= Raji Abdallah =

Nigerian nationalist

Habib Raji Abdllah was a Nigerian nationalist who was General Secretary of the Northern Elements Progressive Association and was president of the Zikist Movement. He was one of the pioneer nationalists from the Northern region of Nigeria.

== Life ==
Abdallah was Ebira and was born in Okene in 1920. His father worked with the colonial authorities as a messenger but later became a judge of the Ebira Native Authority. Abdallah had the privilege of starting primary school within the palace of Attah Ibrahim. He then attended Bida Middle School and Katsina Training College. In 1936, he began work as an announcer for The Post and Telegraph department in Lagos, when rediffusion radio service began in Lagos, Abdallah transferred his services to the new department as a radio announcer in Lagos, he became familiar with the nationalist writings of Nnamdi Azikiwe who had just begun publishing his West African Pilot. In 1940, he was transferred to Kano to work at the Northern region radio rediffusion broadcasting service. His familiarity with Azikiwe's writings especially on discrimination emboldened him to create discussions about nationalism in the North, in addition, he joined a few socio-political organizations in the North of like minded individuals such as Osita Agwuna. In 1946, he co-founded the Northern Elements Progressive Association, an organization with close links to NCNC and he also organized the Kano branch of Zikist Movement, later becoming the association's president. Through NEPA, he sought to raise consciousness about nationalism through public lectures and letters to prominent traditional authorities.

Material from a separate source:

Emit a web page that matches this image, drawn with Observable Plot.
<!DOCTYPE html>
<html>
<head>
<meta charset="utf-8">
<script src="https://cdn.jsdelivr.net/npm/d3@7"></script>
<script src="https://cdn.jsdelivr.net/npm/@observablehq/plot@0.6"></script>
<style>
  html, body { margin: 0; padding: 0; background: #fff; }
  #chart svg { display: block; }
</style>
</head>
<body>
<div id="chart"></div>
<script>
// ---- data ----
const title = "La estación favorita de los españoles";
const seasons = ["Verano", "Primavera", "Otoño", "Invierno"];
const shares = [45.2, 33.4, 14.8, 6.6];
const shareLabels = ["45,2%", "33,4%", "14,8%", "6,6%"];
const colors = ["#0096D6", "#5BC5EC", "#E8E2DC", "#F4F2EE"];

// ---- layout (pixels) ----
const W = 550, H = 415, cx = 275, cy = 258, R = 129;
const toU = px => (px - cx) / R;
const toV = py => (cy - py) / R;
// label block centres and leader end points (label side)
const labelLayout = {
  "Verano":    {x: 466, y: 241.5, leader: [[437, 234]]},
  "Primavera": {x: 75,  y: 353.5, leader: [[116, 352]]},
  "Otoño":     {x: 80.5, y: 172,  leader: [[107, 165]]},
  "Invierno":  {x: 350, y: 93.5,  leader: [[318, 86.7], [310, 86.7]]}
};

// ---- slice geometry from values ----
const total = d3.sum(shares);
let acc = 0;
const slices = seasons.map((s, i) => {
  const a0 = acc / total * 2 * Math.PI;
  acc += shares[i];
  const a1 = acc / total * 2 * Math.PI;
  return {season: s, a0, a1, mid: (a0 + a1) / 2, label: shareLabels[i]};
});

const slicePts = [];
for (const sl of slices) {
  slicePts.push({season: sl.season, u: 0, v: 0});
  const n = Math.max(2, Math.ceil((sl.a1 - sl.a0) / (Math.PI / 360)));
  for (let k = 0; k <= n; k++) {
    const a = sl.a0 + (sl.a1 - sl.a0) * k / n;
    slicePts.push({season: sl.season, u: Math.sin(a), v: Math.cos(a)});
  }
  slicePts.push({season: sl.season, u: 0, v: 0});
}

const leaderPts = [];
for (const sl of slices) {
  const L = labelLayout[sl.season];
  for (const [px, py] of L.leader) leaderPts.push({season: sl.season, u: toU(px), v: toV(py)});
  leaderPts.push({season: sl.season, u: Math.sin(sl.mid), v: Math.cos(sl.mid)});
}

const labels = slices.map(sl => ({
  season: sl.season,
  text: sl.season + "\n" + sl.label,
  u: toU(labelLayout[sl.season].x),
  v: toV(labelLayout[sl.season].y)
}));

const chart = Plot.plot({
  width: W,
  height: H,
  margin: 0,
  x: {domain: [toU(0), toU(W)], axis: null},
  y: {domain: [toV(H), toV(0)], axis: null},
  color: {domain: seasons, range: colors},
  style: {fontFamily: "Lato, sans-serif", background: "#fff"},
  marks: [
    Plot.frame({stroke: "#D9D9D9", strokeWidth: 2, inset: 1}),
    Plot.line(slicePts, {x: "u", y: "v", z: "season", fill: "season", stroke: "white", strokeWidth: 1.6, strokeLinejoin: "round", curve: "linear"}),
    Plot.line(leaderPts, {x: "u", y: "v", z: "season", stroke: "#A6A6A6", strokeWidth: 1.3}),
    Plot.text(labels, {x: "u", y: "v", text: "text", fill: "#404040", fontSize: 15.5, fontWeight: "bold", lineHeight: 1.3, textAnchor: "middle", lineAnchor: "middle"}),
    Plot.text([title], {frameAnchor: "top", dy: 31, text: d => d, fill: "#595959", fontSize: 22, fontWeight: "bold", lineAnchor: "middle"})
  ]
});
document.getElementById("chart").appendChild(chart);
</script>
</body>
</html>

Abdallah's role in the Zikist Movement was critical in keeping the group together for a while as ethnic sentiments created division among members. But a speech by Abdallah then newly appointed president of the movement entitled "What is Zikism?" emphasizing the group's belief in freedom from domination and equality' became known to his supervisor who issued him a query for engaging in politics.

Abdallah was later dismissed from his position as wireless coordinator and announcer at Kano Rediffusion Service when his membership of NEPA and Zikist Movement was deemed to be in violation of the code of conduct of civil servants and his defiant response to the query was unsatisfactory to his supervisor.

Upon his departure from colonial service, Abdallah became more active in the Zikist Movement, organizing public lectures and debates about colonialism. He was tried and convicted for sedition in 1949. Upon his release, he joined NCNC but later left the party in 1955. From 1955 to 1966, he was aligned with the Northern People's Congress working at the party's secretariat as party manager.